We are welcomed backstage at a magic show, watching a musician warm up, magicians practice their tricks, and a white rabbit carefully check his makeup. It’s a conspiratorial setting, drawing the audience in by giving them a glimpse behind-the-scenes and involving them in the illusions. Any trick needs the audience to be in cahoots with the magician, we are told: it’s not about smoke and mirrors, tricks are actually about psychology and “brain science”. That seems to make the illusions even more impressive, relying as they do on both sleight of hand and suggestible synapses.
The production takes the idea that magic is in your mind one step further, using it to investigate human tendencies. Ultimately, magic works because people want to be deceived, the performers explain. Magic and the theatre are the perfect places to explore this idea, as the performer/ audience relationship tests how far it will stretch – the audience have to suspend their disbelief and have an active cognitive role in the action for any performance to work. The show’s conclusion exploits this, offering an ambiguous ending that the audience have to make their own decisions about. In fact, despite seeming to say so much about how magic works, nothing is ever revealed: The Great Illusionist offers more thought-provoking reflections than anything else, sprinkled through the show with a helping of humour.

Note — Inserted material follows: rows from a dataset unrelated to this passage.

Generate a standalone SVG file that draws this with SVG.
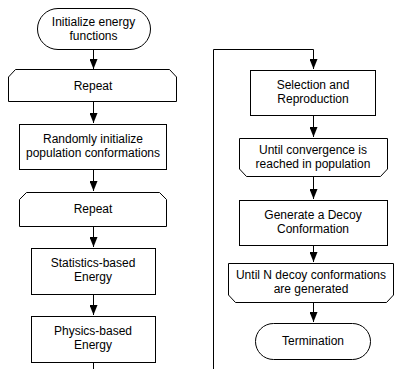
<svg xmlns="http://www.w3.org/2000/svg" width="396" height="369" viewBox="0 0 396 369">
<defs>
<marker id="ah" viewBox="0 0 10 8" refX="10" refY="4" markerWidth="10" markerHeight="8" markerUnits="userSpaceOnUse" orient="auto">
<path d="M0,0 L10,4 L0,8 z" fill="#000"/>
</marker>
<style>
.s{fill:#fff;stroke:#000;stroke-width:1}
.t{font-family:"Liberation Sans",Arial,sans-serif;font-size:12px;fill:#000;text-anchor:middle}
.c{fill:none;stroke:#000;stroke-width:1}
</style>
</defs>
<rect width="396" height="369" fill="#fff"/>
<g id="connectors">
<path class="c" d="M93.5,50 V69" marker-end="url(#ah)"/>
<path class="c" d="M93.5,101 V123" marker-end="url(#ah)"/>
<path class="c" d="M93.5,169 V191" marker-end="url(#ah)"/>
<path class="c" d="M93.5,226 V247" marker-end="url(#ah)"/>
<path class="c" d="M93.5,294 V315" marker-end="url(#ah)"/>
<path class="c" d="M93.5,362 V369"/>
<path class="c" d="M213.5,369 V49.5 H313.5 V69" marker-end="url(#ah)"/>
<path class="c" d="M313.5,115 V137" marker-end="url(#ah)"/>
<path class="c" d="M313.5,176 V199" marker-end="url(#ah)"/>
<path class="c" d="M313.5,245 V262" marker-end="url(#ah)"/>
<path class="c" d="M313.5,302 V322" marker-end="url(#ah)"/>
</g>
<g id="n1">
<rect class="s" x="37.5" y="8.5" width="113" height="41" rx="20.5"/>
<text class="t" x="93.5" y="25.5">Initialize energy</text>
<text class="t" x="93.5" y="39.5">functions</text>
</g>
<g id="n2">
<polygon class="s" points="15.5,69.5 169.5,69.5 176.5,77 176.5,101.5 8.5,101.5 8.5,77"/>
<text class="t" x="93" y="90">Repeat</text>
</g>
<g id="n3">
<rect class="s" x="19.5" y="124.5" width="147" height="45"/>
<text class="t" x="93" y="143">Randomly initialize</text>
<text class="t" x="93" y="157">population conformations</text>
</g>
<g id="n4">
<polygon class="s" points="26.5,192.5 159.5,192.5 166.5,199.5 166.5,226.5 19.5,226.5 19.5,199.5"/>
<text class="t" x="93" y="213">Repeat</text>
</g>
<g id="n5">
<rect class="s" x="31.5" y="248.5" width="124" height="46"/>
<text class="t" x="93" y="267">Statistics-based</text>
<text class="t" x="93" y="281">Energy</text>
</g>
<g id="n6">
<rect class="s" x="31.5" y="316.5" width="124" height="46"/>
<text class="t" x="93" y="335">Physics-based</text>
<text class="t" x="93" y="349">Energy</text>
</g>
<g id="n7">
<rect class="s" x="250.5" y="70.5" width="125" height="45"/>
<text class="t" x="313" y="89">Selection and</text>
<text class="t" x="313" y="103">Reproduction</text>
</g>
<g id="n8">
<polygon class="s" points="239.5,138.5 387.5,138.5 387.5,169 380.5,176.5 246.5,176.5 239.5,169"/>
<text class="t" x="313" y="154">Until convergence is</text>
<text class="t" x="313" y="168">reached in population</text>
</g>
<g id="n9">
<rect class="s" x="239.5" y="200.5" width="148" height="45"/>
<text class="t" x="313" y="219">Generate a Decoy</text>
<text class="t" x="313" y="233">Conformation</text>
</g>
<g id="n10">
<polygon class="s" points="228.5,263.5 393.5,263.5 393.5,295 386.5,302.5 235.5,302.5 228.5,295"/>
<text class="t" x="311" y="279">Until N decoy conformations</text>
<text class="t" x="311" y="293">are generated</text>
</g>
<g id="n11">
<rect class="s" x="255.5" y="323.5" width="115" height="36" rx="18"/>
<text class="t" x="313" y="345">Termination</text>
</g>
</svg>
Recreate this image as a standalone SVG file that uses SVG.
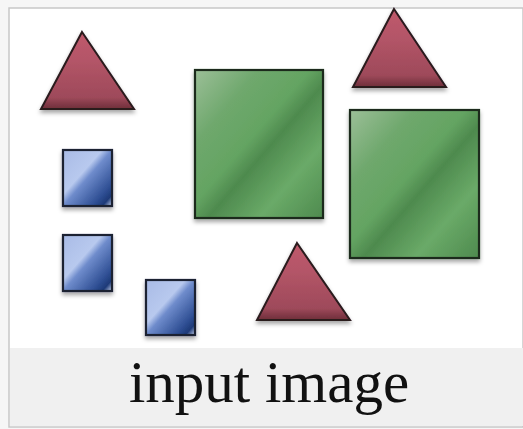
<svg xmlns="http://www.w3.org/2000/svg" width="523" height="429" viewBox="0 0 523 429">
<defs>
<style>
.tri{fill:url(#gTri);stroke:#2a1a1e;stroke-width:2;stroke-linejoin:miter;filter:url(#sh)}
.big{fill:url(#gGreen);stroke:#1e2a1e;stroke-width:2.2;filter:url(#sh)}
.sm{fill:url(#gBlue);stroke:#1c2230;stroke-width:2.2;filter:url(#sh)}
.cap{font-family:"Liberation Serif","Times New Roman",serif;font-size:59px;fill:#111}
</style>
<linearGradient id="gTri" x1="0" y1="0" x2="0" y2="1">
<stop offset="0" stop-color="#c05a6c"/>
<stop offset="0.35" stop-color="#b45568"/>
<stop offset="0.85" stop-color="#9e4a5a"/>
<stop offset="1" stop-color="#6e2e3a"/>
</linearGradient>
<linearGradient id="gGreen" x1="0" y1="0" x2="1" y2="1">
<stop offset="0" stop-color="#9cbf98"/>
<stop offset="0.25" stop-color="#6fa86d"/>
<stop offset="0.45" stop-color="#64a462"/>
<stop offset="0.55" stop-color="#4e8a4e"/>
<stop offset="0.75" stop-color="#6aaa68"/>
<stop offset="1" stop-color="#4e8a4e"/>
</linearGradient>
<linearGradient id="gBlue" x1="0" y1="0" x2="1" y2="1">
<stop offset="0" stop-color="#a9bbe6"/>
<stop offset="0.4" stop-color="#b8c9ee"/>
<stop offset="0.5" stop-color="#6f8ccc"/>
<stop offset="0.8" stop-color="#2f4f94"/>
<stop offset="0.9" stop-color="#1e3a78"/>
<stop offset="1" stop-color="#c8d4ee"/>
</linearGradient>
<filter id="sh" x="-20%" y="-20%" width="140%" height="150%">
<feDropShadow dx="0" dy="3" stdDeviation="2" flood-color="#000" flood-opacity="0.35"/>
</filter>
</defs>
<rect x="0" y="0" width="523" height="429" fill="#f6f6f6"/>
<rect x="9" y="8" width="514" height="419" fill="#ffffff" stroke="#c8c8c8" stroke-width="1.5"/>
<rect x="10" y="348" width="513" height="78" fill="#f0f0f0"/>
<g id="tri1"><polygon class="tri" points="82,32 134,109 41,109"/></g>
<g id="tri2"><polygon class="tri" points="394,9 446,87 353,87"/></g>
<g id="tri3"><polygon class="tri" points="297,243 350,320 257,320"/></g>
<g id="sq1"><rect class="big" x="195" y="70" width="128" height="148"/></g>
<g id="sq2"><rect class="big" x="350" y="110" width="129" height="148"/></g>
<g id="b1"><rect class="sm" x="63" y="150" width="49" height="56"/></g>
<g id="b2"><rect class="sm" x="63" y="235" width="49" height="56"/></g>
<g id="b3"><rect class="sm" x="146" y="280" width="49" height="55"/></g>
<g id="connectors"></g>
<g id="caption"><text class="cap" x="269" y="402" text-anchor="middle">input image</text></g>
</svg>
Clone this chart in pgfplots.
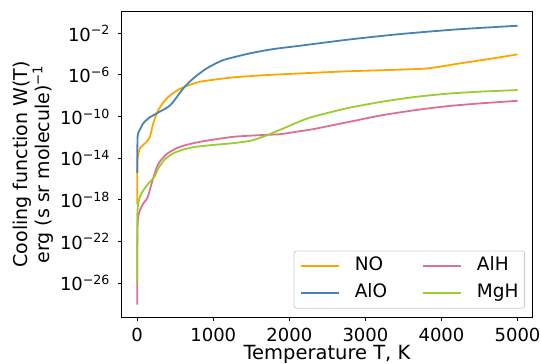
\documentclass[border=0pt]{standalone}
\usepackage{fontspec}
\setmainfont{DejaVu Sans}
\usepackage{pgfplots}
\usepackage{pgfplotstable}
\pgfplotsset{compat=1.18}
\definecolor{cNO}{HTML}{FFA500}
\definecolor{cAlO}{HTML}{4682B4}
\definecolor{cAlH}{HTML}{DB7093}
\definecolor{cMgH}{HTML}{9ACD32}
\definecolor{legframe}{HTML}{CCCCCC}

\pgfplotstableread{
T e
0 -18.44
2 -15.2
6 -14.0
35 -13.06
123 -12.42
167 -11.94
211 -10.65
276 -9.38
387 -8.25
518 -7.52
605 -7.19
825 -6.65
1263 -6.23
1703 -6.01
2141 -5.85
2755 -5.65
3325 -5.52
3764 -5.40
3983 -5.20
4203 -4.93
4641 -4.45
5000 -4.02
}\tNO

\pgfplotstableread{
T e
0 -15.4
1 -13.5
4 -12.2
13 -11.6
79 -10.65
160 -10.1
255 -9.69
408 -9.06
474 -8.58
605 -7.29
737 -6.33
913 -5.37
1132 -4.57
1483 -3.92
1789 -3.51
2141 -3.19
2799 -2.58
3457 -2.07
4203 -1.62
5000 -1.27
}\tAlO

\pgfplotstableread{
T e
0 -28.06
0.5 -26.0
1.5 -22.5
5 -20.5
13 -19.6
35 -19.0
79 -18.35
123 -17.95
145 -17.6
167 -17.0
211 -15.9
255 -14.9
299 -14.3
387 -13.6
500 -13.1
605 -12.8
825 -12.42
1263 -11.94
1703 -11.75
1875 -11.69
2141 -11.40
2316 -11.20
2755 -10.55
3193 -9.90
3632 -9.40
4071 -9.00
4509 -8.73
5000 -8.48
}\tAlH

\pgfplotstableread{
T e
0 -26.04
0.5 -22.5
1.5 -19.6
5 -18.9
13 -18.4
35 -17.7
79 -17.1
145 -16.45
189 -16.1
233 -15.7
276 -15.0
364 -14.1
496 -13.45
716 -12.96
1000 -12.72
1263 -12.55
1500 -12.3
1703 -11.8
1900 -11.2
2141 -10.45
2316 -10.0
2755 -9.2
3193 -8.6
3632 -8.13
4071 -7.8
4509 -7.6
5000 -7.45
}\tMgH

\begin{document}
\fontsize{18bp}{21bp}\selectfont
\begin{tikzpicture}
\useasboundingbox (-122bp,-47bp) rectangle (419bp,317bp);
\begin{axis}[
  scale only axis, width=410bp, height=305.3bp,
  at={(0,0)}, anchor=south west,
  ymode=log,
  xmin=-200, xmax=5190,
  ymin=5.6e-30, ymax=1.2,
  axis line style={black, line width=1bp},
  tick style={black, line width=1bp},
  tick align=outside, major tick length=3.5bp,
  xtick pos=bottom, ytick pos=left,
  yminorticks=false, xminorticks=false,
  xtick={0,1000,2000,3000,4000,5000},
  xticklabels={0,1000,2000,3000,4000,5000},
  ytick={1e-26,1e-22,1e-18,1e-14,1e-10,1e-6,1e-2},
  yticklabels={10\textsuperscript{−26},10\textsuperscript{−22},10\textsuperscript{−18},10\textsuperscript{−14},10\textsuperscript{−10},10\textsuperscript{−6},10\textsuperscript{−2}},
  every tick label/.append style={font=\fontsize{18bp}{21bp}\selectfont},
  x tick label style={anchor=base, inner sep=0pt, yshift=-20.5bp},
  y tick label style={anchor=east, inner sep=0pt, xshift=-8.3bp},
  xlabel={Temperature T, K},
  xlabel style={at={(axis description cs:0.5,0)}, anchor=base, inner sep=0pt, yshift=-42bp, font=\fontsize{19.5bp}{23bp}\selectfont},
  ylabel={Cooling function W(T)\\erg (s sr molecule)\textsuperscript{−1}},
  ylabel style={at={(axis description cs:-0.1659,0.5)}, anchor=south, align=center, inner sep=0pt, font=\fontsize{19bp}{20bp}\selectfont},
  legend columns=2, transpose legend,
  legend cell align=left,
  legend image code/.code={\draw[#1, line width=1.8bp] (0bp,0bp) -- (38bp,0bp);},
  legend style={at={(axis description cs:1,0)}, anchor=south east, xshift=-7bp, yshift=8.4bp,
    draw=legframe, line width=0.8bp, rounded corners=2.5bp, fill=white, fill opacity=0.8, text opacity=1,
    inner xsep=6bp, inner ysep=6bp,
    font=\fontsize{18.5bp}{21bp}\selectfont,
    nodes={inner sep=0pt, text height=13.4bp, text depth=4.4bp},
    row sep=9.6bp,
    /tikz/every odd column/.append style={column sep=15bp},
    /tikz/every even column/.append style={column sep=35bp}},
]
\addplot[cNO, line width=1.8bp, smooth, tension=0.4] table[x=T, y expr=10^(\thisrow{e})] {\tNO};
\addlegendentry{NO}
\addplot[cAlO, line width=1.8bp, smooth, tension=0.4] table[x=T, y expr=10^(\thisrow{e})] {\tAlO};
\addlegendentry{AlO}
\addplot[cAlH, line width=1.8bp, smooth, tension=0.4] table[x=T, y expr=10^(\thisrow{e})] {\tAlH};
\addlegendentry{AlH}
\addplot[cMgH, line width=1.8bp, smooth, tension=0.4] table[x=T, y expr=10^(\thisrow{e})] {\tMgH};
\addlegendentry{MgH}
\end{axis}
\end{tikzpicture}
\end{document}
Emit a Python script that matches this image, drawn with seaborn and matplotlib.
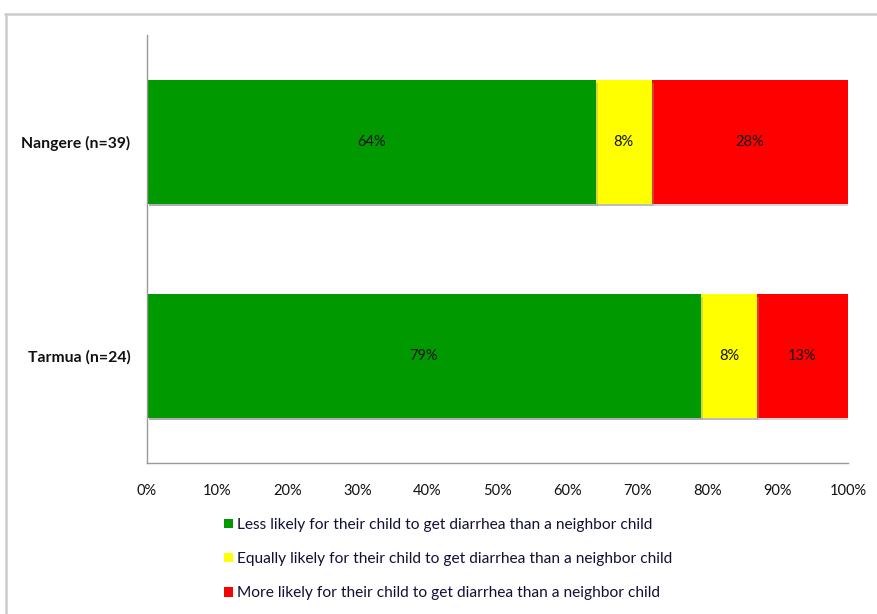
import matplotlib
matplotlib.use("Agg")
import matplotlib.pyplot as plt
from matplotlib.patches import Patch
from matplotlib.lines import Line2D
import matplotlib.patheffects as pe
import numpy as np
import pandas as pd
import seaborn as sns

sites = ["Nangere (n=39)", "Tarmua (n=24)"]
less_likely = [64, 79]
equally_likely = [8, 8]
more_likely = [28, 13]
series_names = [
    "Less likely for their child to get diarrhea than a neighbor child",
    "Equally likely for their child to get diarrhea than a neighbor child",
    "More likely for their child to get diarrhea than a neighbor child",
]
series_colors = ["#009900", "#FFFF00", "#FF0000"]
xtick_labels = ["0%", "10%", "20%", "30%", "40%", "50%", "60%", "70%", "80%", "90%", "100%"]

sns.set_theme(style="white")
plt.rcParams["font.family"] = ["Lato", "DejaVu Sans"]

fig = plt.figure(figsize=(8.77, 6.14), dpi=100)
ax = fig.add_axes([147 / 877, 1 - 463 / 614, (848 - 147) / 877, (463 - 35) / 614])

values = np.array([less_likely, equally_likely, more_likely], dtype=float)
cum = np.cumsum(values, axis=0)
starts = cum - values

shadow = [pe.SimplePatchShadow(offset=(1.5, -1.5), shadow_rgbFace="#999999", alpha=0.4), pe.Normal()]

# stacked bars: draw cumulative totals from the outermost segment inwards
for i in reversed(range(len(series_names))):
    df = pd.DataFrame({"site": sites, "value": cum[i]})
    sns.barplot(data=df, x="value", y="site", orient="h", color=series_colors[i],
                width=0.575, saturation=1, ax=ax, edgecolor="none")

for bar in ax.patches:
    bar.set_path_effects(shadow)

# segment labels
for i in range(len(series_names)):
    for j in range(len(sites)):
        ax.text(starts[i, j] + values[i, j] / 2, j, f"{values[i, j]:.0f}%",
                ha="center", va="center", fontsize=10.5, color="#111111")

ax.set_xlim(0, 100)
ax.set_ylim(1.5, -0.5)
ax.set_xticks(np.arange(0, 101, 10))
ax.set_xticklabels(xtick_labels)
ax.set_xlabel("")
ax.set_ylabel("")
ax.tick_params(axis="x", length=0, pad=15, labelsize=10.5, labelcolor="#111111")
ax.tick_params(axis="y", length=0, pad=12, labelsize=11.3, labelcolor="#111111")
for lbl in ax.get_yticklabels():
    lbl.set_fontweight("bold")

for side in ["top", "right"]:
    ax.spines[side].set_visible(False)
for side in ["left", "bottom"]:
    ax.spines[side].set_color("#999999")
    ax.spines[side].set_linewidth(1.0)

handles = [Patch(facecolor=c, edgecolor="none") for c in series_colors]
fig.legend(handles, series_names, loc="upper left",
           bbox_to_anchor=(224 / 877, 1 - 518 / 614), frameon=False,
           fontsize=11.2, handlelength=0.55, handleheight=0.55, handletextpad=0.3,
           labelspacing=1.3, labelcolor="#111133", borderaxespad=0, borderpad=0)

# sheet frame lines
fig.add_artist(Line2D([5 / 877, 1], [1 - 13.5 / 614, 1 - 13.5 / 614],
                      transform=fig.transFigure, color="#cccccc", lw=1.8))
fig.add_artist(Line2D([5.5 / 877, 5.5 / 877], [0, 1 - 13.5 / 614],
                      transform=fig.transFigure, color="#cccccc", lw=1.8))

fig.savefig("out.png", dpi=100)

There’s small-scale parlour magic and larger stage illusions, from making tiny objects appear and disappear, to removing a woman’s head and levitation. But The Great Illusionist doesn’t just show us flashy tricks, it uses them to create a thought-provoking piece about reality, secrets, our minds, and pretty much everything in between. The Great Illusionist is all you could really want out of a show for young audiences.